-- Start of GIVEN RECORDS --
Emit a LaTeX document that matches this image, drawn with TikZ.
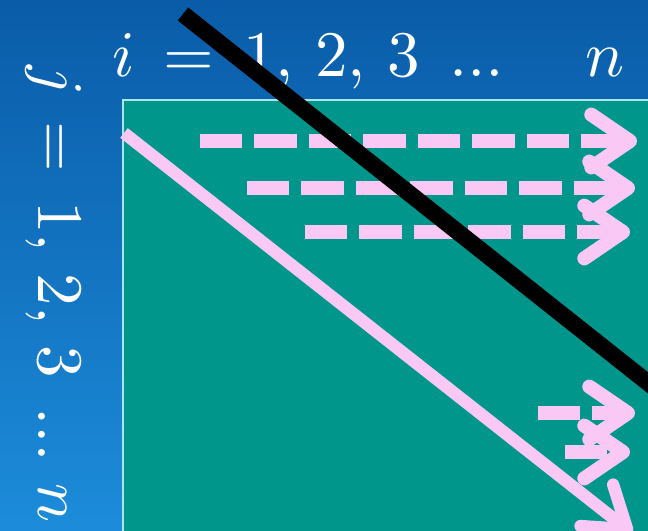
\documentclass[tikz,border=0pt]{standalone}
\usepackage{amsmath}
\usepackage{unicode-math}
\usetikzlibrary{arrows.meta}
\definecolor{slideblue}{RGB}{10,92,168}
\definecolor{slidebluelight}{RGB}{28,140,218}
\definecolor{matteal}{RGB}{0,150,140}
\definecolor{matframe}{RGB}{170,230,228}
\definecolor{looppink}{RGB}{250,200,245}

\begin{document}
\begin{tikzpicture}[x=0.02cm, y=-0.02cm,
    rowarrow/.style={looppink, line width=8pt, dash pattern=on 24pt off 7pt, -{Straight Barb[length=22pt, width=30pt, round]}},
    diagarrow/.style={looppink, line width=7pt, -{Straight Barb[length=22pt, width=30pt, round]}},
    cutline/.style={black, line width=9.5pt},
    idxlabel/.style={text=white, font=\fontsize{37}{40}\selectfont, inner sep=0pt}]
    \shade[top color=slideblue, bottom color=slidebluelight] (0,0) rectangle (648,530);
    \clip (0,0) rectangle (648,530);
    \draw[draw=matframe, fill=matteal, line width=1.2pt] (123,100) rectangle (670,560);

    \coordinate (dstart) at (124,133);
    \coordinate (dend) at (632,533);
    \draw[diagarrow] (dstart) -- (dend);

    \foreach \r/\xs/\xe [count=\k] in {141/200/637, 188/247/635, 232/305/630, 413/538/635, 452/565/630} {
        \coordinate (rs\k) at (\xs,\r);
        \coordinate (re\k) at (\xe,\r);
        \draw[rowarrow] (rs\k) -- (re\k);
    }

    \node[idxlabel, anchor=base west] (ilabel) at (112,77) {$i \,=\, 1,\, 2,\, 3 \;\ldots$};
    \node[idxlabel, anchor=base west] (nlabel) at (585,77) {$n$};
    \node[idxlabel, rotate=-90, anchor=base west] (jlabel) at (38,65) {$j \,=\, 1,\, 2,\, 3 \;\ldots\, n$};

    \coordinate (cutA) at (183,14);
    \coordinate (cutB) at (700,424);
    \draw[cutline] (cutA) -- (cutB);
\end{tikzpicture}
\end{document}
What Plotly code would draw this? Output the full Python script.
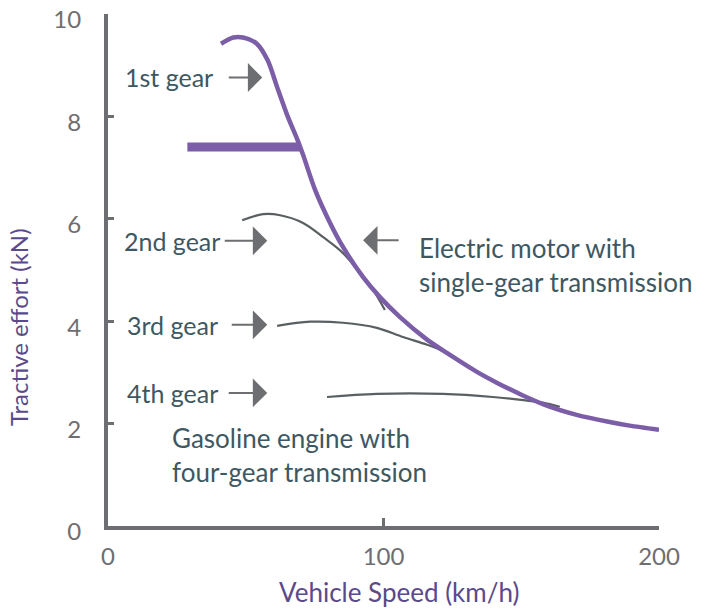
-- End of GIVEN RECORDS --
- _SHORT TASK_: Skip the images and write out the rest of the listing exactly.

- _FINAL RESULT_:
Emit a LaTeX document that matches this image, drawn with TikZ.
\documentclass[tikz,border=0pt]{standalone}
\usepackage{amsmath}
\usepackage{unicode-math}
\usetikzlibrary{arrows.meta}
\definecolor{slideblue}{RGB}{10,92,168}
\definecolor{slidebluelight}{RGB}{28,140,218}
\definecolor{matteal}{RGB}{0,150,140}
\definecolor{matframe}{RGB}{170,230,228}
\definecolor{looppink}{RGB}{250,200,245}

\begin{document}
\begin{tikzpicture}[x=0.02cm, y=-0.02cm,
    rowarrow/.style={looppink, line width=8pt, dash pattern=on 24pt off 7pt, -{Straight Barb[length=22pt, width=30pt, round]}},
    diagarrow/.style={looppink, line width=7pt, -{Straight Barb[length=22pt, width=30pt, round]}},
    cutline/.style={black, line width=9.5pt},
    idxlabel/.style={text=white, font=\fontsize{37}{40}\selectfont, inner sep=0pt}]
    \shade[top color=slideblue, bottom color=slidebluelight] (0,0) rectangle (648,530);
    \clip (0,0) rectangle (648,530);
    \draw[draw=matframe, fill=matteal, line width=1.2pt] (123,100) rectangle (670,560);

    \coordinate (dstart) at (124,133);
    \coordinate (dend) at (632,533);
    \draw[diagarrow] (dstart) -- (dend);

    \foreach \r/\xs/\xe [count=\k] in {141/200/637, 188/247/635, 232/305/630, 413/538/635, 452/565/630} {
        \coordinate (rs\k) at (\xs,\r);
        \coordinate (re\k) at (\xe,\r);
        \draw[rowarrow] (rs\k) -- (re\k);
    }

    \node[idxlabel, anchor=base west] (ilabel) at (112,77) {$i \,=\, 1,\, 2,\, 3 \;\ldots$};
    \node[idxlabel, anchor=base west] (nlabel) at (585,77) {$n$};
    \node[idxlabel, rotate=-90, anchor=base west] (jlabel) at (38,65) {$j \,=\, 1,\, 2,\, 3 \;\ldots\, n$};

    \coordinate (cutA) at (183,14);
    \coordinate (cutB) at (700,424);
    \draw[cutline] (cutA) -- (cutB);
\end{tikzpicture}
\end{document}
What Plotly code would draw this? Output the full Python script.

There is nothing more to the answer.